22 May 2017 – The UK Government announced this month that cyber breaches are at an all-time high with just under half (46%) of all UK businesses identifying at least one breach or attack in the last 12 months. Finding a way to increase security without negatively impacting employees, partners or customers’ user experience can be a tough balancing act. Put simply, security is not on the top of users’ priority lists, especially when there is critical work to be done. Tougher password policies result in poor password hygiene (password reuse across multiple accounts, writing down passwords), password resets and increased calls to the IT help desk, all of which increase user frustration.
Passwords aren’t very good at safeguarding organisations either as 81% of hacking-related breaches leveraged either stolen or weak passwords. There have been thousands of recent documented breaches of large household names, for example the LinkedIn breach where 160 million usernames and passwords were stolen. These credentials are then used to gain access to other sites and services causing further harm. No matter what the level of education and strong password policy involved, once the bad actors have a valid set of credentials they can walk in through the front door to get assets and information.
Unless something changes, 2017 will only see more of the same. Single-factor, password-based authentication – and even many traditional two-factor authentication (2FA) approaches – are evidently no longer enough in today’s increasingly digital world. A new approach to authentication must be sought.
Forward-thinking industry professionals recognise that it is time to move beyond the password. At the end of last year, we surveyed IT decision makers and found that 83% predict that their organisations will be passwordless in five years’ time. It’s not much of a surprise that millennials are leading the trend, with nearly half (49%) believing their organisation will do away with passwords, compared to only a third (32%) of 35-54 year olds. The prodigious breaches of 2015 and 2016 have had an effect – they understand the need for a paradigm shift in authentication. In fact, IT decision makers predict their organisations will be implementing physical biometrics (49%), device recognition techniques (30%), and geographic capabilities (29%). All of which are possible through adaptive authentication techniques.
This new modern approach to authentication is made possible by using something you have (such as a mobile phone), and something you are (biometric fingerprint) and layering it with risk-analysis checks. This includes techniques such as whether the device is familiar and trusted, or if an IP address is good, as well as analysis of the geographic location, plus many others. These risk-analysis checks work behind the scenes and invisibly to the user, so there is no extra step and there is no compromise to security.
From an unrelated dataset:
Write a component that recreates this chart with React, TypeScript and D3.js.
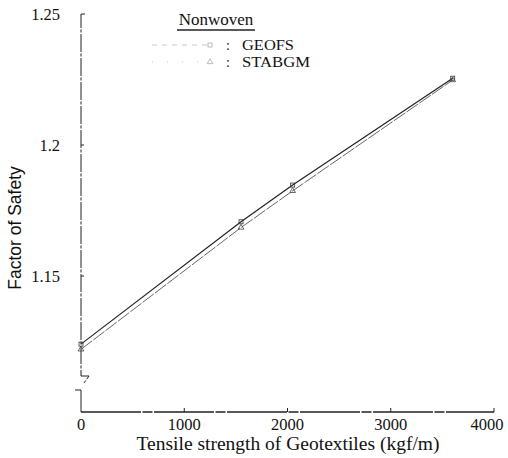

As a result, the login experience doesn’t have to be bad. Users no longer have to remember multiple passwords for different accounts that are 12 characters long, include an uppercase letter, numbers and symbols. Or have the additional cumbersome step to take with some two-factor authentication methods. Forcing a user to jump through additional security hoops at every login attempt is an old method that has plagued the security industry for far too long. But recent innovations in this space means organisations can strike the balance between strong security and great usability with secure passwordless authentication. Preventing the misuse of stolen credentials solves more of a business and security problem than a security problem alone.
The passwordless approach uses methods convenient to the user to authenticate, layering security checks in the form of risk-analysis that executes in the background. This both improves the user experience, reduces the calls (and cost!) at the IT helpdesk, while maintaining a strong security posture, thwarting attackers attempts and preventing the misuse of stolen credentials.
Modern approaches bring greater security to organisations and users, while not bothering authorised users unless there is a high risk score. This fundamentally new approach integrates with existing infrastructures to perform risk-analysis and identity-based threat detection that simultaneously strengthens prevention, detects threats and works invisibly to the user. Users must buy in to help companies close the front door to prevent becoming the next mega breach in the news.